Americans everywhere are cheering what they say is definitely, well, not a slam-dunk by any means, but a step forward of sorts.

WASHINGTON—Following two Supreme Court rulings today that allowed homosexuals in California to wed, extended federal benefits to same-sex married couples, but stopped short of calling gay marriage constitutional, the nation celebrated what is, technically speaking, progress, sources confirmed.

“Today this country took, well, you know, certainly not a bold step forward, or anything even close to a leap, but, if we’re really looking at particulars, a step nonetheless,” said Virginia resident Aaron Yelenick, who celebrated the nation’s admittedly somewhat underwhelming but inarguably forward-facing move outside the Supreme Court Building. “You certainly couldn’t call this a step backward. So, there you go. That’s something.”

“Anyway,” he added, “hooray.”

With shouts of “Land of the free, certainly more so than it was yesterday, at least!” and “We did it—if you look at the details here and ignore that it’s still disappointing that a high number of gay men and women still don’t have the same rights as straight citizens!” millions of Americans took to the streets to celebrate what is, in the end, a victory.

According to jubilant citizens across the country, no one can argue that the Supreme Court’s decision doesn’t fit into the very strict, dictionary definition of the word “progress,” insomuch as homosexuals were previously treated unfairly and, if one looks at it purely from an objective standpoint, will now be treated slightly less unfairly.

The U.S. populace went on to confirm that the country is, technically speaking, making advances in gay rights.
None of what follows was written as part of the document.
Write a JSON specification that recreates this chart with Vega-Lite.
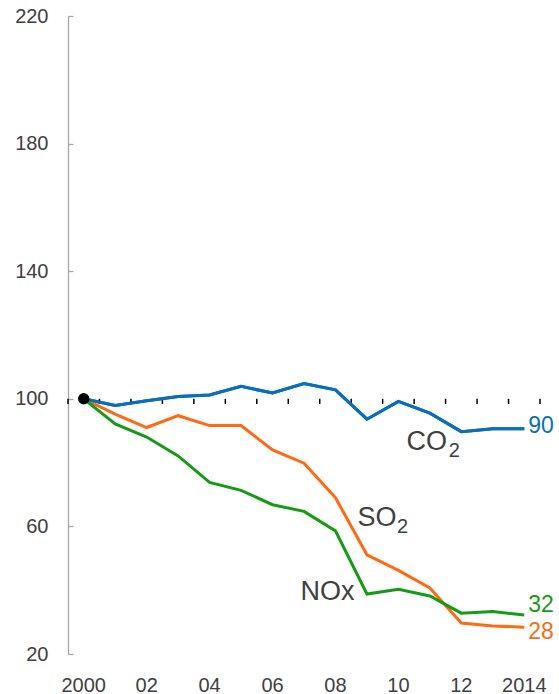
{
  "$schema": "https://vega.github.io/schema/vega-lite/v6.json",
  "width": 472,
  "height": 638,
  "padding": {"left": 68, "top": 16, "right": 19, "bottom": 40},
  "autosize": {"type": "none"},
  "config": {"view": {"stroke": null}, "font": "Liberation Sans"},
  "datasets": {
    "emissions": [
      {"series": "CO2", "year": 2000, "value": 100},
      {"series": "CO2", "year": 2001, "value": 97.9},
      {"series": "CO2", "year": 2002, "value": 99.4},
      {"series": "CO2", "year": 2003, "value": 100.7},
      {"series": "CO2", "year": 2004, "value": 101.2},
      {"series": "CO2", "year": 2005, "value": 103.9},
      {"series": "CO2", "year": 2006, "value": 101.8},
      {"series": "CO2", "year": 2007, "value": 104.8},
      {"series": "CO2", "year": 2008, "value": 102.8},
      {"series": "CO2", "year": 2009, "value": 93.6},
      {"series": "CO2", "year": 2010, "value": 99.2},
      {"series": "CO2", "year": 2011, "value": 95.5},
      {"series": "CO2", "year": 2012, "value": 89.7},
      {"series": "CO2", "year": 2013, "value": 90.6},
      {"series": "CO2", "year": 2014, "value": 90.6},
      {"series": "SO2", "year": 2000, "value": 100},
      {"series": "SO2", "year": 2001, "value": 95.2},
      {"series": "SO2", "year": 2002, "value": 91.0},
      {"series": "SO2", "year": 2003, "value": 94.7},
      {"series": "SO2", "year": 2004, "value": 91.6},
      {"series": "SO2", "year": 2005, "value": 91.6},
      {"series": "SO2", "year": 2006, "value": 84.0},
      {"series": "SO2", "year": 2007, "value": 79.8},
      {"series": "SO2", "year": 2008, "value": 69.0},
      {"series": "SO2", "year": 2009, "value": 51.1},
      {"series": "SO2", "year": 2010, "value": 46.2},
      {"series": "SO2", "year": 2011, "value": 40.7},
      {"series": "SO2", "year": 2012, "value": 29.7},
      {"series": "SO2", "year": 2013, "value": 28.8},
      {"series": "SO2", "year": 2014, "value": 28.4},
      {"series": "NOx", "year": 2000, "value": 100},
      {"series": "NOx", "year": 2001, "value": 92.1},
      {"series": "NOx", "year": 2002, "value": 88.0},
      {"series": "NOx", "year": 2003, "value": 82.1},
      {"series": "NOx", "year": 2004, "value": 73.8},
      {"series": "NOx", "year": 2005, "value": 71.3},
      {"series": "NOx", "year": 2006, "value": 66.8},
      {"series": "NOx", "year": 2007, "value": 64.7},
      {"series": "NOx", "year": 2008, "value": 58.6},
      {"series": "NOx", "year": 2009, "value": 38.8},
      {"series": "NOx", "year": 2010, "value": 40.3},
      {"series": "NOx", "year": 2011, "value": 38.2},
      {"series": "NOx", "year": 2012, "value": 32.8},
      {"series": "NOx", "year": 2013, "value": 33.3},
      {"series": "NOx", "year": 2014, "value": 32.2}
    ]
  },
  "layer": [
    {
      "data": {"name": "emissions"},
      "mark": {"type": "line", "strokeWidth": 3},
      "encoding": {
        "x": {
          "field": "year", "type": "ordinal", "bandPosition": 0.5, "title": null,
          "scale": {"type": "band", "paddingInner": 0, "paddingOuter": 0},
          "axis": {
            "domain": false, "ticks": false, "tickSize": 0, "grid": false,
            "labelPadding": 21, "labelFontSize": 20, "labelColor": "#404040", "labelAngle": 0,
            "labelFont": "Liberation Sans",
            "labelExpr": "datum.value == 2000 || datum.value == 2014 ? datum.label : (datum.value % 2 == 0 ? slice(datum.label, 2) : '')"
          }
        },
        "y": {
          "field": "value", "type": "quantitative", "title": null,
          "scale": {"domain": [20, 220], "nice": false, "zero": false},
          "axis": {
            "values": [20, 60, 100, 140, 180, 220], "grid": false,
            "domainColor": "#A6A6A6", "domainWidth": 1.3, "tickColor": "#A6A6A6", "tickWidth": 1.3,
            "tickSize": -5, "labelPadding": 25, "labelFontSize": 20, "labelColor": "#404040",
            "labelFont": "Liberation Sans"
          }
        },
        "color": {
          "field": "series", "type": "nominal", "legend": null,
          "scale": {"domain": ["CO2", "SO2", "NOx"], "range": ["#0A6EBD", "#FF6A13", "#169B16"]}
        },
        "order": {"field": "year"}
      }
    },
    {
      "mark": {"type": "rule", "color": "black", "strokeWidth": 1.5},
      "encoding": {"y": {"datum": 100, "type": "quantitative", "title": null}}
    },
    {
      "data": {"name": "emissions"},
      "transform": [{"filter": "datum.series == 'CO2'"}],
      "mark": {"type": "rule", "color": "black", "strokeWidth": 1.5},
      "encoding": {
        "x": {"field": "year", "type": "ordinal", "bandPosition": 0, "title": null},
        "y": {"datum": 100, "type": "quantitative", "title": null},
        "y2": {"datum": 98.4}
      }
    },
    {
      "data": {"values": [{"year": 2014}]},
      "mark": {"type": "rule", "color": "black", "strokeWidth": 1.5},
      "encoding": {
        "x": {"field": "year", "type": "ordinal", "bandPosition": 1, "title": null},
        "y": {"datum": 100, "type": "quantitative", "title": null},
        "y2": {"datum": 98.4}
      }
    },
    {
      "data": {"name": "emissions"},
      "transform": [{"filter": "datum.series == 'CO2'"}],
      "mark": {"type": "line", "strokeWidth": 3, "color": "#0A6EBD"},
      "encoding": {
        "x": {"field": "year", "type": "ordinal", "bandPosition": 0.5, "title": null},
        "y": {"field": "value", "type": "quantitative", "title": null},
        "order": {"field": "year"}
      }
    },
    {
      "data": {"values": [{"year": 2000, "value": 100}]},
      "mark": {"type": "point", "filled": true, "color": "black", "size": 130, "opacity": 1},
      "encoding": {
        "x": {"field": "year", "type": "ordinal", "bandPosition": 0.5, "title": null},
        "y": {"field": "value", "type": "quantitative", "title": null}
      }
    },
    {
      "data": {"values": [{"year": 2011, "value": 84.0, "label": "CO"}]},
      "mark": {"type": "text", "fontSize": 27, "color": "#404040", "align": "center", "baseline": "alphabetic", "dx": -3},
      "encoding": {
        "x": {"field": "year", "type": "ordinal", "bandPosition": 0.5, "title": null},
        "y": {"field": "value", "type": "quantitative", "title": null},
        "text": {"field": "label"}
      }
    },
    {
      "data": {"values": [{"year": 2011, "value": 84.0, "label": "2"}]},
      "mark": {"type": "text", "fontSize": 20, "color": "#404040", "align": "left", "baseline": "alphabetic", "dx": 19, "dy": 7},
      "encoding": {
        "x": {"field": "year", "type": "ordinal", "bandPosition": 0.5, "title": null},
        "y": {"field": "value", "type": "quantitative", "title": null},
        "text": {"field": "label"}
      }
    },
    {
      "data": {"values": [{"year": 2009, "value": 60.0, "label": "SO"}]},
      "mark": {"type": "text", "fontSize": 27, "color": "#404040", "align": "center", "baseline": "alphabetic", "dx": 10},
      "encoding": {
        "x": {"field": "year", "type": "ordinal", "bandPosition": 0.5, "title": null},
        "y": {"field": "value", "type": "quantitative", "title": null},
        "text": {"field": "label"}
      }
    },
    {
      "data": {"values": [{"year": 2009, "value": 60.0, "label": "2"}]},
      "mark": {"type": "text", "fontSize": 20, "color": "#404040", "align": "left", "baseline": "alphabetic", "dx": 30, "dy": 7},
      "encoding": {
        "x": {"field": "year", "type": "ordinal", "bandPosition": 0.5, "title": null},
        "y": {"field": "value", "type": "quantitative", "title": null},
        "text": {"field": "label"}
      }
    },
    {
      "data": {"values": [{"year": 2008, "value": 37.0, "label": "NOx"}]},
      "mark": {"type": "text", "fontSize": 27, "color": "#404040", "align": "center", "baseline": "alphabetic", "dx": -8},
      "encoding": {
        "x": {"field": "year", "type": "ordinal", "bandPosition": 0.5, "title": null},
        "y": {"field": "value", "type": "quantitative", "title": null},
        "text": {"field": "label"}
      }
    },
    {
      "data": {"values": [
        {"series": "CO2", "year": 2014, "value": 91.5, "label": "90"},
        {"series": "NOx", "year": 2014, "value": 35.3, "label": "32"},
        {"series": "SO2", "year": 2014, "value": 27.0, "label": "28"}
      ]},
      "mark": {"type": "text", "fontSize": 23, "align": "left", "baseline": "middle", "dx": 4},
      "encoding": {
        "x": {"field": "year", "type": "ordinal", "bandPosition": 0.5, "title": null},
        "y": {"field": "value", "type": "quantitative", "title": null},
        "text": {"field": "label"},
        "color": {"field": "series", "type": "nominal", "legend": null}
      }
    }
  ]
}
“Today, we as a nation got closer to something, so that is, by reasonable deduction, progress,” California resident and homosexual Lisa Gerard said. “I can now marry my girlfriend Erica, and Erica will be seen as my legal spouse under federal law. That improves my life greatly, so that totally counts as progress. Now, can my friend Peter who lives in Mississippi marry his longtime partner, David? No. Does the federal government recognize their union? No. Did nine people who are essentially supposed to be the most educated people in the United States basically say Peter and David are unequal to Erica and myself? They did.”

“Anyway,” she added, “let’s party!”

According to a CBS News/New York Times poll taken after the Supreme Court ruling, 34 percent of respondents said that increased rights for gay Americans couldn’t be called a non-victory; 42 percent noted that America is now a beacon of human rights, but not an extremely bright beacon, per se; and 10 percent said the ruling is a “very big deal,” if one is willing to scale back their idealism and expectations fivefold.

Nearly 95 percent of respondents said that, after looking at all the specifics, reading the judges’ majority opinions, thinking 10 to 15 years down the line, taking into consideration the overall trajectory of the country, understanding that everything takes time, and remembering that it is politically opportunistic for a majority of Congressmen to at least be seen as fair, what happened today moved the country forward.

“It certainly would have been great today to have found out that I now live in a country that isn’t so goddamn hypocritical and ass-fucking-backward when it comes to equality,” said homosexual Evan Benzio, causing those celebrating around him to momentarily stop cheering. “But whatever. Fuck it. I’ll take it.”